Leave out any picture and return the remaining listing below exactly as given.

══════════

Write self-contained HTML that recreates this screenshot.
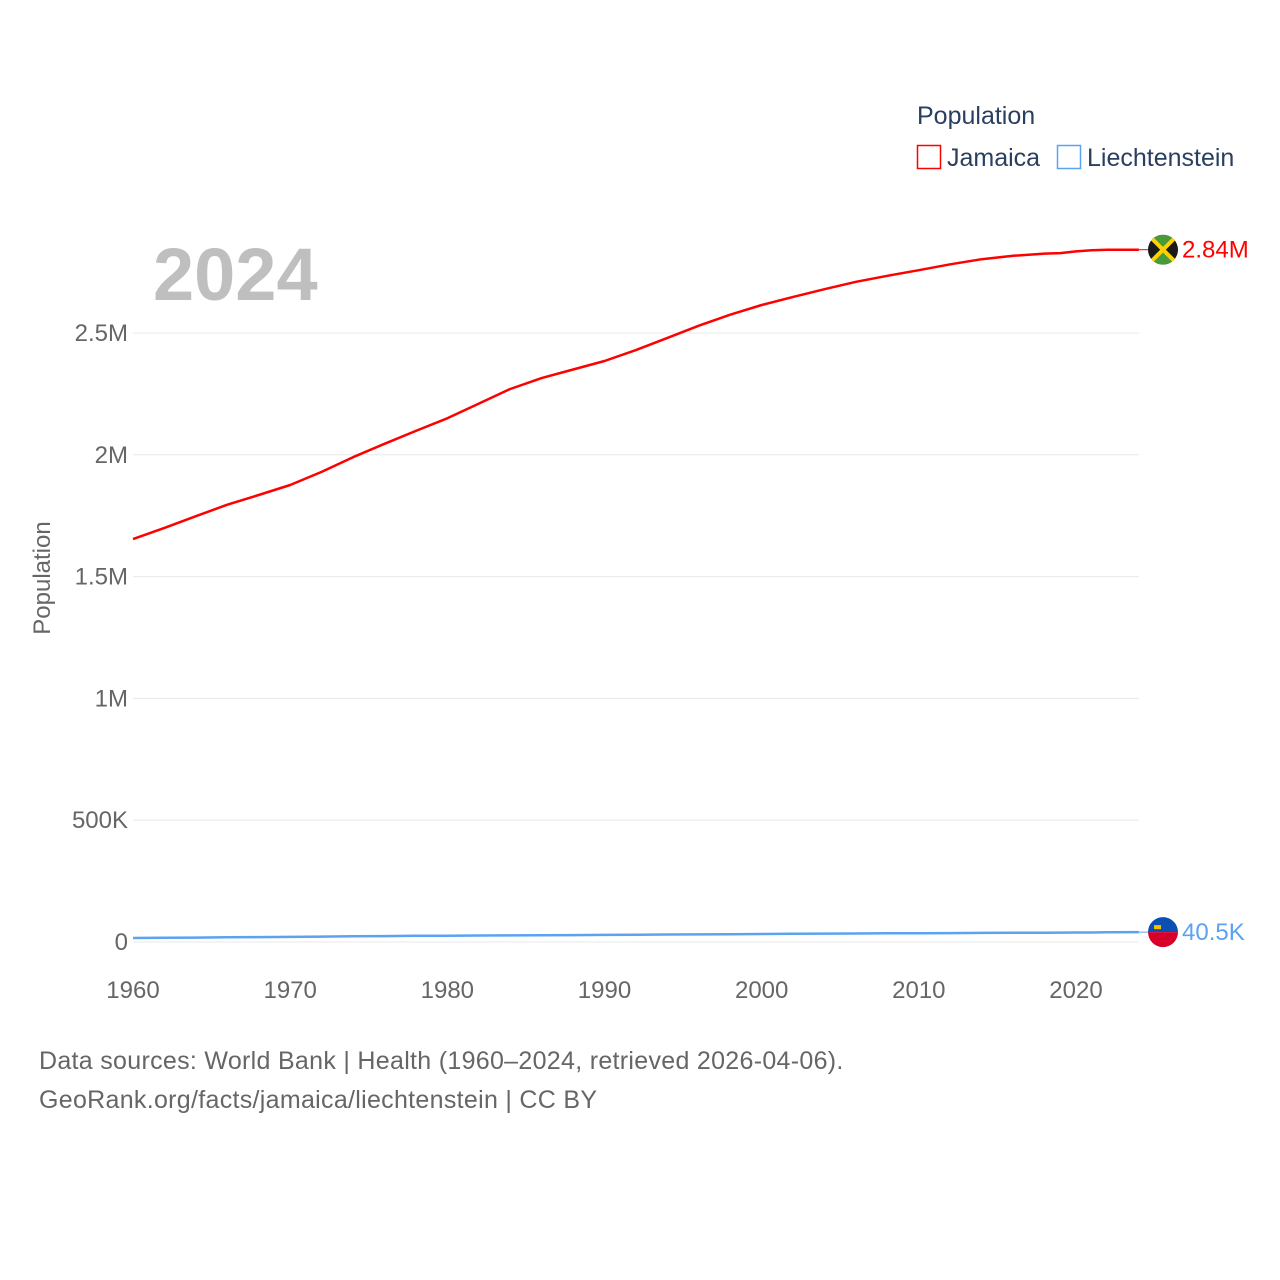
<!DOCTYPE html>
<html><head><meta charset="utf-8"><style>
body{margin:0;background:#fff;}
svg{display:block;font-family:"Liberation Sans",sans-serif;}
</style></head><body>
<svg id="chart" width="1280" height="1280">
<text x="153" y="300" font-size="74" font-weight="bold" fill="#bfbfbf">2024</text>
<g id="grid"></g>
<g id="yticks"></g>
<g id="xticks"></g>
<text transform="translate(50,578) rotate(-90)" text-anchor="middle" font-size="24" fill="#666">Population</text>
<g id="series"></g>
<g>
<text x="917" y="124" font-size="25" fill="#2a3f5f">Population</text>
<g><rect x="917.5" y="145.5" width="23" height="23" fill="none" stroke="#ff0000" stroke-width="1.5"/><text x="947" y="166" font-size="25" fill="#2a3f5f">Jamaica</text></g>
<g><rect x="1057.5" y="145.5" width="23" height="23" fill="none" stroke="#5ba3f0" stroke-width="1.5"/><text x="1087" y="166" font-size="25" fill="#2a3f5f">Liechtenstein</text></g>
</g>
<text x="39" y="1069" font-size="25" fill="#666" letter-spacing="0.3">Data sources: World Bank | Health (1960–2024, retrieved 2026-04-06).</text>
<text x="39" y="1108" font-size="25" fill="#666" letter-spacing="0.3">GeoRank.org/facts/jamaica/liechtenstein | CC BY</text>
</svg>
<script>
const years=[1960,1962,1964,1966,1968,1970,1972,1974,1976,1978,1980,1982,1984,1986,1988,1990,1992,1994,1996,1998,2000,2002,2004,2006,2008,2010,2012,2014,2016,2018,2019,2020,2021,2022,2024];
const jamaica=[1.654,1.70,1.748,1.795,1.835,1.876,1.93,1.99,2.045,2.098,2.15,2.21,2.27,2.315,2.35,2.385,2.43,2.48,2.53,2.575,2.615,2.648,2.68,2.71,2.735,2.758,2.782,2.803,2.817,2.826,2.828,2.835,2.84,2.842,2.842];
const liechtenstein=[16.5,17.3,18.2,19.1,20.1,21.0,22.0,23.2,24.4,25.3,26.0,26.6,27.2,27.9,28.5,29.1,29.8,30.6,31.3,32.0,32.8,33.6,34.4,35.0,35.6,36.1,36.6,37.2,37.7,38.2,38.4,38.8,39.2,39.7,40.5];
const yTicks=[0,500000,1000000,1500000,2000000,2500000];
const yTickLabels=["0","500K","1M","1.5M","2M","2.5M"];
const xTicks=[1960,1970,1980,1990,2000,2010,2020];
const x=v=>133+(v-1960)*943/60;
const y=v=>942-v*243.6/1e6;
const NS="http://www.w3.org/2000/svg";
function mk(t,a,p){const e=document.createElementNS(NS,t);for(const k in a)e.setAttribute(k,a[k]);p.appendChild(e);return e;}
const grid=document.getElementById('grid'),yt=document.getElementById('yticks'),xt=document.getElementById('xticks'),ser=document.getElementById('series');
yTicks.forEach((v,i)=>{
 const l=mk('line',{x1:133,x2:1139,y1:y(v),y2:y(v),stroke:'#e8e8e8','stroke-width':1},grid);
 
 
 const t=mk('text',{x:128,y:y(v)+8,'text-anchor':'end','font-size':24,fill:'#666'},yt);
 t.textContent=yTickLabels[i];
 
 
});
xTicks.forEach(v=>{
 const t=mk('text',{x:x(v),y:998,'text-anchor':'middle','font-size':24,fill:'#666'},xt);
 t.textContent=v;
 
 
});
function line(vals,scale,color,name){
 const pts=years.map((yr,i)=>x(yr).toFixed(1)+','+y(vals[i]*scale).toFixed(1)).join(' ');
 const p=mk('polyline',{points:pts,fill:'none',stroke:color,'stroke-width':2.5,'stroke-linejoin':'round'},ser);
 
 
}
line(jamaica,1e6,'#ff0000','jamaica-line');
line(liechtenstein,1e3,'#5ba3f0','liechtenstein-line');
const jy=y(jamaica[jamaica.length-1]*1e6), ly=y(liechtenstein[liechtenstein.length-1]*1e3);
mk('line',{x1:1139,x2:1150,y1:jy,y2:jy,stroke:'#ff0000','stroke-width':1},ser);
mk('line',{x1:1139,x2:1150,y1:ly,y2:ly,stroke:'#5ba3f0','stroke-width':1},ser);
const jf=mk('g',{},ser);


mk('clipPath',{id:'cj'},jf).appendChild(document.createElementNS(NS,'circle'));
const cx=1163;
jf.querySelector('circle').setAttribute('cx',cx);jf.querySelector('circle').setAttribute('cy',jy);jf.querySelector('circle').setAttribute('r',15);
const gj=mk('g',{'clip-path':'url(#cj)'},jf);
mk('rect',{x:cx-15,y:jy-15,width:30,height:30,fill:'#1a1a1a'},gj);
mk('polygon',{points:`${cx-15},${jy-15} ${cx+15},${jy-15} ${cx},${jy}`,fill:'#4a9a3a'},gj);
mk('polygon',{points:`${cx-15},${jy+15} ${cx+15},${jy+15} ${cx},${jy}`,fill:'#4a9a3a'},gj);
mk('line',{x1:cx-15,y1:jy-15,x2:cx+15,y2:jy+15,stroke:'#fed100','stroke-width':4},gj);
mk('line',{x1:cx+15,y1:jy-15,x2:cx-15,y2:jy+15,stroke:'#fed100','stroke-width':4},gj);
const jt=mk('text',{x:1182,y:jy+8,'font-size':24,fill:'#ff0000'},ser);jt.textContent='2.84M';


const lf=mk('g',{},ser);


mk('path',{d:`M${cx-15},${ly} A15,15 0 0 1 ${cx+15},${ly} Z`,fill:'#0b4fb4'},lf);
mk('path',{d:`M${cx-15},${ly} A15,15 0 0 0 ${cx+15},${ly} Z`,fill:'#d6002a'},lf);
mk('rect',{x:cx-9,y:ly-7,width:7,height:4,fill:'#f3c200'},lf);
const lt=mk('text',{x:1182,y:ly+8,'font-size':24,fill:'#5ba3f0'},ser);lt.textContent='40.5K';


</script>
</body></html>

══════════

> _Worked solution_
Write self-contained HTML that recreates this screenshot.
<!DOCTYPE html>
<html><head><meta charset="utf-8"><style>
body{margin:0;background:#fff;}
svg{display:block;font-family:"Liberation Sans",sans-serif;}
</style></head><body>
<svg id="chart" width="1280" height="1280">
<text x="153" y="300" font-size="74" font-weight="bold" fill="#bfbfbf">2024</text>
<g id="grid"></g>
<g id="yticks"></g>
<g id="xticks"></g>
<text transform="translate(50,578) rotate(-90)" text-anchor="middle" font-size="24" fill="#666">Population</text>
<g id="series"></g>
<g>
<text x="917" y="124" font-size="25" fill="#2a3f5f">Population</text>
<g><rect x="917.5" y="145.5" width="23" height="23" fill="none" stroke="#ff0000" stroke-width="1.5"/><text x="947" y="166" font-size="25" fill="#2a3f5f">Jamaica</text></g>
<g><rect x="1057.5" y="145.5" width="23" height="23" fill="none" stroke="#5ba3f0" stroke-width="1.5"/><text x="1087" y="166" font-size="25" fill="#2a3f5f">Liechtenstein</text></g>
</g>
<text x="39" y="1069" font-size="25" fill="#666" letter-spacing="0.3">Data sources: World Bank | Health (1960–2024, retrieved 2026-04-06).</text>
<text x="39" y="1108" font-size="25" fill="#666" letter-spacing="0.3">GeoRank.org/facts/jamaica/liechtenstein | CC BY</text>
</svg>
<script>
const years=[1960,1962,1964,1966,1968,1970,1972,1974,1976,1978,1980,1982,1984,1986,1988,1990,1992,1994,1996,1998,2000,2002,2004,2006,2008,2010,2012,2014,2016,2018,2019,2020,2021,2022,2024];
const jamaica=[1.654,1.70,1.748,1.795,1.835,1.876,1.93,1.99,2.045,2.098,2.15,2.21,2.27,2.315,2.35,2.385,2.43,2.48,2.53,2.575,2.615,2.648,2.68,2.71,2.735,2.758,2.782,2.803,2.817,2.826,2.828,2.835,2.84,2.842,2.842];
const liechtenstein=[16.5,17.3,18.2,19.1,20.1,21.0,22.0,23.2,24.4,25.3,26.0,26.6,27.2,27.9,28.5,29.1,29.8,30.6,31.3,32.0,32.8,33.6,34.4,35.0,35.6,36.1,36.6,37.2,37.7,38.2,38.4,38.8,39.2,39.7,40.5];
const yTicks=[0,500000,1000000,1500000,2000000,2500000];
const yTickLabels=["0","500K","1M","1.5M","2M","2.5M"];
const xTicks=[1960,1970,1980,1990,2000,2010,2020];
const x=v=>133+(v-1960)*943/60;
const y=v=>942-v*243.6/1e6;
const NS="http://www.w3.org/2000/svg";
function mk(t,a,p){const e=document.createElementNS(NS,t);for(const k in a)e.setAttribute(k,a[k]);p.appendChild(e);return e;}
const grid=document.getElementById('grid'),yt=document.getElementById('yticks'),xt=document.getElementById('xticks'),ser=document.getElementById('series');
yTicks.forEach((v,i)=>{
 const l=mk('line',{x1:133,x2:1139,y1:y(v),y2:y(v),stroke:'#e8e8e8','stroke-width':1},grid);
 
 
 const t=mk('text',{x:128,y:y(v)+8,'text-anchor':'end','font-size':24,fill:'#666'},yt);
 t.textContent=yTickLabels[i];
 
 
});
xTicks.forEach(v=>{
 const t=mk('text',{x:x(v),y:998,'text-anchor':'middle','font-size':24,fill:'#666'},xt);
 t.textContent=v;
 
 
});
function line(vals,scale,color,name){
 const pts=years.map((yr,i)=>x(yr).toFixed(1)+','+y(vals[i]*scale).toFixed(1)).join(' ');
 const p=mk('polyline',{points:pts,fill:'none',stroke:color,'stroke-width':2.5,'stroke-linejoin':'round'},ser);
 
 
}
line(jamaica,1e6,'#ff0000','jamaica-line');
line(liechtenstein,1e3,'#5ba3f0','liechtenstein-line');
const jy=y(jamaica[jamaica.length-1]*1e6), ly=y(liechtenstein[liechtenstein.length-1]*1e3);
mk('line',{x1:1139,x2:1150,y1:jy,y2:jy,stroke:'#ff0000','stroke-width':1},ser);
mk('line',{x1:1139,x2:1150,y1:ly,y2:ly,stroke:'#5ba3f0','stroke-width':1},ser);
const jf=mk('g',{},ser);


mk('clipPath',{id:'cj'},jf).appendChild(document.createElementNS(NS,'circle'));
const cx=1163;
jf.querySelector('circle').setAttribute('cx',cx);jf.querySelector('circle').setAttribute('cy',jy);jf.querySelector('circle').setAttribute('r',15);
const gj=mk('g',{'clip-path':'url(#cj)'},jf);
mk('rect',{x:cx-15,y:jy-15,width:30,height:30,fill:'#1a1a1a'},gj);
mk('polygon',{points:`${cx-15},${jy-15} ${cx+15},${jy-15} ${cx},${jy}`,fill:'#4a9a3a'},gj);
mk('polygon',{points:`${cx-15},${jy+15} ${cx+15},${jy+15} ${cx},${jy}`,fill:'#4a9a3a'},gj);
mk('line',{x1:cx-15,y1:jy-15,x2:cx+15,y2:jy+15,stroke:'#fed100','stroke-width':4},gj);
mk('line',{x1:cx+15,y1:jy-15,x2:cx-15,y2:jy+15,stroke:'#fed100','stroke-width':4},gj);
const jt=mk('text',{x:1182,y:jy+8,'font-size':24,fill:'#ff0000'},ser);jt.textContent='2.84M';


const lf=mk('g',{},ser);


mk('path',{d:`M${cx-15},${ly} A15,15 0 0 1 ${cx+15},${ly} Z`,fill:'#0b4fb4'},lf);
mk('path',{d:`M${cx-15},${ly} A15,15 0 0 0 ${cx+15},${ly} Z`,fill:'#d6002a'},lf);
mk('rect',{x:cx-9,y:ly-7,width:7,height:4,fill:'#f3c200'},lf);
const lt=mk('text',{x:1182,y:ly+8,'font-size':24,fill:'#5ba3f0'},ser);lt.textContent='40.5K';


</script>
</body></html>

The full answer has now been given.